At least not as much as it did two winters ago, when residents were complaining about unbearable odor to the Development Authority of the North Country, which runs the regional landfill at 23400 Route 177.

Now, those complaints have subsided, thanks to the installation of geosynthetic membranes that began in 2012. The membranes have trapped the stench of methane gas that is created by decomposed trash. The $3.5 million capital project at the landfill was approved by the authority in 2011 to reduce emissions and comply with regulations from the state Department of Environmental Conservation.

The first phase of the project, covering 14 acres on cells 6 and 7 with membrane material, will be done in about a month, according to the authority.
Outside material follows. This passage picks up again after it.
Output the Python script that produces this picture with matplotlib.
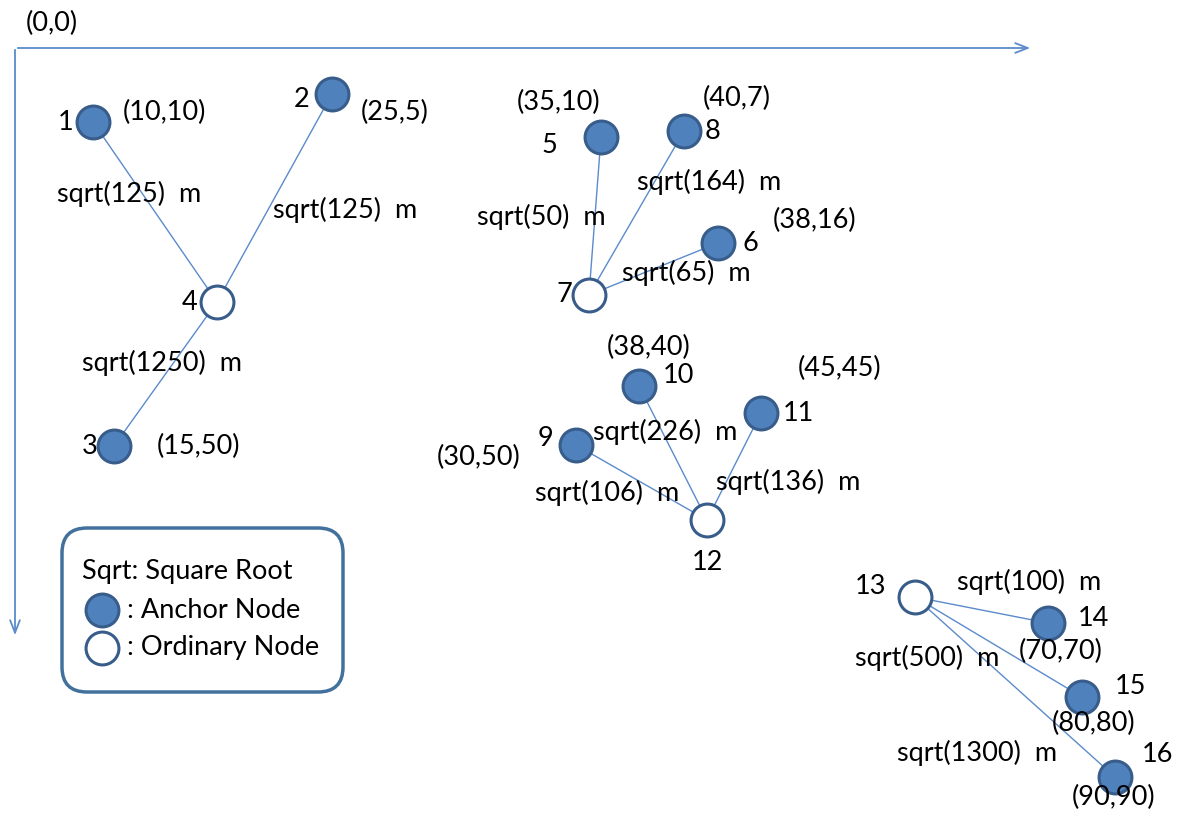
import matplotlib.pyplot as plt
from matplotlib.patches import FancyBboxPatch

# node layout (picture pixels, y grows downward)
node_ids = [1, 2, 3, 4, 5, 6, 7, 8, 9, 10, 11, 12, 13, 14, 15, 16]
node_x = [93, 332, 114, 217, 601, 718, 589, 684, 576, 639, 761, 707, 915, 1048, 1082, 1115]
node_y = [122, 94, 446, 302, 137, 243, 295, 131, 445, 386, 413, 520, 597, 623, 697, 777]
anchor = [True, True, True, False, True, True, False, True,
          True, True, True, False, False, True, True, True]

# where each node number is written (left edge, centre y)
id_lx = [58, 294, 82, 182, 541, 742, 556, 705, 538, 663, 783, 692, 855, 1078, 1115, 1142]
id_ly = [122, 99, 446, 302, 145, 243, 295, 131, 438, 375, 413, 563, 587, 619, 687, 755]

# coordinates of the anchor nodes
coord_text = ['(10,10)', '(25,5)', '(15,50)', '(35,10)', '(38,16)', '(40,7)',
              '(30,50)', '(38,40)', '(45,45)', '(70,70)', '(80,80)', '(90,90)']
coord_lx = [123, 361, 157, 517, 773, 703, 437, 607, 798, 1019, 1052, 1072]
coord_ly = [112, 112, 446, 102, 220, 98, 457, 347, 368, 651, 723, 797]

# links: anchor -> ordinary node, with distance text
edges = [(1, 4), (2, 4), (3, 4), (5, 7), (8, 7), (6, 7),
         (9, 12), (10, 12), (11, 12), (14, 13), (15, 13), (16, 13)]
dist_text = ['sqrt(125)  m', 'sqrt(125)  m', 'sqrt(1250)  m', 'sqrt(50)  m', 'sqrt(164)  m',
             'sqrt(65)  m', 'sqrt(106)  m', 'sqrt(226)  m', 'sqrt(136)  m', 'sqrt(100)  m',
             'sqrt(500)  m', 'sqrt(1300)  m']
dist_lx = [57, 273, 82, 477, 637, 622, 535, 593, 716, 957, 855, 897]
dist_ly = [194, 210, 363, 217, 182, 273, 493, 432, 482, 582, 658, 753]

fill_c = '#4F81BD'
edge_c = '#385D8A'
line_c = '#5B8BCB'
fs = 19.5
plt.rcParams['font.family'] = ['Lato', 'DejaVu Sans']

fig = plt.figure(figsize=(11.79, 8.17), dpi=100)
ax = fig.add_axes([0, 0, 1, 1])
ax.set_xlim(0, 1179)
ax.set_ylim(817, 0)
ax.axis('off')

# axes arrows
ax.annotate('', xy=(1033, 48), xytext=(15, 48),
            arrowprops=dict(arrowstyle='->, head_length=0.9, head_width=0.35', color=line_c, lw=1.3))
ax.annotate('', xy=(15, 638), xytext=(15, 47),
            arrowprops=dict(arrowstyle='->, head_length=0.9, head_width=0.35', color=line_c, lw=1.3))
ax.text(26, 23, '(0,0)', fontsize=fs, va='center', ha='left')

pos = {n: (x, y) for n, x, y in zip(node_ids, node_x, node_y)}
for a, b in edges:
    ax.plot([pos[a][0], pos[b][0]], [pos[a][1], pos[b][1]], color=line_c, lw=1.0, zorder=1)

for n, x, y, a in zip(node_ids, node_x, node_y, anchor):
    ax.scatter(x, y, s=560, facecolor=fill_c if a else 'white', edgecolor=edge_c,
               linewidth=2.2, zorder=3)

for n, x, y in zip(node_ids, id_lx, id_ly):
    ax.text(x, y, str(n), fontsize=fs, va='center', ha='left', zorder=4)
for t, x, y in zip(coord_text, coord_lx, coord_ly):
    ax.text(x, y, t, fontsize=fs, va='center', ha='left', zorder=4)
for t, x, y in zip(dist_text, dist_lx, dist_ly):
    ax.text(x, y, t, fontsize=fs, va='center', ha='left', zorder=4)

# legend box
box = FancyBboxPatch((62 + 25, 528 + 25), 281 - 50, 164 - 50,
                     boxstyle='round,pad=25', facecolor='white', edgecolor='#41719C',
                     linewidth=2.5, zorder=2)
ax.add_patch(box)
ax.text(82, 572, 'Sqrt: Square Root', fontsize=fs, va='center', ha='left', zorder=4)
ax.scatter(102, 610, s=560, facecolor=fill_c, edgecolor=edge_c, linewidth=2.2, zorder=3)
ax.text(127, 610, ': Anchor Node', fontsize=fs, va='center', ha='left', zorder=4)
ax.scatter(102, 648, s=560, facecolor='white', edgecolor=edge_c, linewidth=2.2, zorder=3)
ax.text(127, 648, ': Ordinary Node', fontsize=fs, va='center', ha='left', zorder=4)

fig.savefig('out.png', dpi=100)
The final phase, to cover the remaining six acres, will be done by the fall.

Thanks to the project, “there’s definitely been an improvement in fugitive emissions this year,” said Chad W. Hutton, consulting engineer for the authority. Along with reducing the escape of methane gas, Mr. Hutton said, the barrier keeps rain from entering the landfill. Water becomes leachate when it gets contaminated by trash underground. And less leachate collected reduces expenses for the authority, which hauls out thousands of gallons of leachate every day. The authority pays to transport the liquid to the city of Watertown’s wastewater treatment plant at 700 William T. Field Drive.

About a half-dozen workers were busy installing a permanent membrane Friday, situated on a steep slope of cell 7. About the size of a football field, the black membrane has taken workers several months to install, said Richard R. LeClerc, solid waste management division manager. It’s three layers thick. In between two lightweight layers of geosynthetic material is a thick, low-density polyethylene plastic that looks like carpet. Mr. LeClerc said that material is fused onto the geosynthetic layers to ensure a tight fit. Seams mark the membrane with visible lines, making it look like a football field.
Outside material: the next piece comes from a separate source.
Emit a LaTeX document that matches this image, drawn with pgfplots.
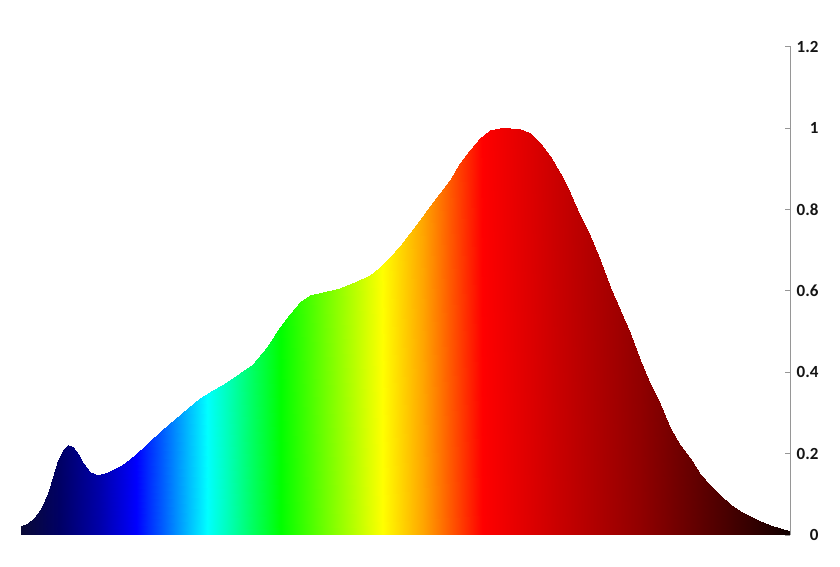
\documentclass[border=0pt]{standalone}
\usepackage{fontspec}
\setmainfont{Carlito}
\usepackage{pgfplots}
\pgfplotsset{compat=1.18}

\definecolor{axisgray}{RGB}{150,150,150}
\definecolor{labelblack}{RGB}{20,20,20}

% spectrum colours, positions in nm
\pgfplotsset{colormap={spectrum}{
  rgb255(380pt)=(10,10,55)
  rgb255(400pt)=(0,0,100)
  rgb255(421pt)=(0,0,170)
  rgb255(440pt)=(0,0,255)
  rgb255(477pt)=(0,255,255)
  rgb255(515pt)=(0,255,0)
  rgb255(568pt)=(255,255,0)
  rgb255(589pt)=(255,165,0)
  rgb255(620pt)=(255,0,0)
  rgb255(660pt)=(200,0,0)
  rgb255(702pt)=(145,0,0)
  rgb255(733pt)=(95,0,0)
  rgb255(764pt)=(45,0,0)
  rgb255(780pt)=(15,0,0)
}}

\begin{document}
\begin{tikzpicture}
  \begin{axis}[
    name=ax,
    scale only axis,
    width=769pt, height=488.5pt,
    xmin=380, xmax=780,
    ymin=0, ymax=1.2,
    enlargelimits=false,
    axis x line=none,
    axis y line=right,
    axis line style={axisgray, line width=0.8pt, -},
    ytick={0,0.2,...,1.2},
    tick align=inside,
    major tick length=5pt,
    tick style={axisgray, line width=0.8pt},
    yticklabel style={anchor=east, xshift=32pt, font=\fontsize{17}{18}\selectfont\bfseries, text=labelblack},
    /pgf/number format/assume math mode=true,
    clip=false,
  ]
  % spectrum: each wavelength listed at 0 and at its relative intensity
  \addplot[surf, shader=interp, colormap name=spectrum, mesh/cols=2,
    point meta=x, point meta min=380, point meta max=780] table {
    380.0 0
    380.0 0.021
    383.8 0
    383.8 0.030
    387.3 0
    387.3 0.044
    390.8 0
    390.8 0.069
    394.2 0
    394.2 0.102
    396.8 0
    396.8 0.143
    399.4 0
    399.4 0.184
    402.0 0
    402.0 0.208
    404.6 0
    404.6 0.221
    407.2 0
    407.2 0.216
    409.8 0
    409.8 0.200
    412.4 0
    412.4 0.176
    415.9 0
    415.9 0.155
    420.2 0
    420.2 0.147
    425.4 0
    425.4 0.155
    432.4 0
    432.4 0.172
    439.3 0
    439.3 0.196
    446.2 0
    446.2 0.225
    453.2 0
    453.2 0.258
    460.1 0
    460.1 0.286
    467.0 0
    467.0 0.313
    473.1 0
    473.1 0.337
    480.0 0
    480.0 0.356
    487.0 0
    487.0 0.376
    493.9 0
    493.9 0.397
    500.8 0
    500.8 0.421
    507.8 0
    507.8 0.462
    514.7 0
    514.7 0.511
    519.9 0
    519.9 0.544
    525.1 0
    525.1 0.573
    530.3 0
    530.3 0.589
    537.2 0
    537.2 0.598
    545.9 0
    545.9 0.606
    554.6 0
    554.6 0.623
    561.5 0
    561.5 0.639
    566.7 0
    566.7 0.658
    571.9 0
    571.9 0.682
    577.1 0
    577.1 0.709
    582.3 0
    582.3 0.742
    587.5 0
    587.5 0.775
    592.7 0
    592.7 0.807
    597.9 0
    597.9 0.840
    603.2 0
    603.2 0.873
    608.4 0
    608.4 0.914
    613.6 0
    613.6 0.946
    618.8 0
    618.8 0.975
    624.0 0
    624.0 0.994
    629.2 0
    629.2 0.999
    634.4 0
    634.4 1.000
    639.6 0
    639.6 0.998
    644.8 0
    644.8 0.988
    650.0 0
    650.0 0.963
    655.2 0
    655.2 0.930
    660.4 0
    660.4 0.889
    665.6 0
    665.6 0.840
    670.8 0
    670.8 0.783
    676.0 0
    676.0 0.734
    681.2 0
    681.2 0.676
    686.4 0
    686.4 0.610
    691.6 0
    691.6 0.553
    696.9 0
    696.9 0.496
    702.1 0
    702.1 0.430
    707.3 0
    707.3 0.372
    712.5 0
    712.5 0.323
    717.7 0
    717.7 0.264
    722.9 0
    722.9 0.220
    728.1 0
    728.1 0.188
    733.2 0
    733.2 0.151
    738.4 0
    738.4 0.122
    743.6 0
    743.6 0.098
    748.8 0
    748.8 0.077
    754.0 0
    754.0 0.060
    759.2 0
    759.2 0.046
    764.4 0
    764.4 0.034
    769.6 0
    769.6 0.025
    774.8 0
    774.8 0.018
    780.0 0
    780.0 0.011
  };
  \end{axis}
  \pgfresetboundingbox
  \path ([shift={(-21pt,-32pt)}]ax.south west) rectangle ([shift={(50pt,46.5pt)}]ax.north east);
\end{tikzpicture}
\end{document}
Capping cells 6 and 7 with this material is part of the long-term strategy to manage the landfill, Mr. LeClerc said. Those two cells are situated at the center of the landfill, which will eventually look like a pyramid when it becomes full about 10 years from now. On this area, now flat, workers will install a temporary membrane this summer, a thinner layer of protection than the permanent type on the perimeter. It is temporary, Mr. LeClerc said, because the land will be filled with trash again in five to seven years, once the newly built cells 10 and 11 on the northern side are full.

Along with installing membranes over cells 6 and 7, the capital project includes the installation of 32 wells to capture methane gas underground, 17 of which are complete. Gas trapped in the network of underground cells is directed by plastic pipes to an off-site gas-to-energy plant, where it is converted into electrical power.

Though Rodman residents are still occasionally bothered by the odor from the landfill, Mr. LeClerc said, the membrane has greatly reduced that nuisance. While cold air during the winter often gives odors the chance to settle, he said, no residents complained this year.

The odor “has improved considerably, and is mostly weather-dependent,” he said.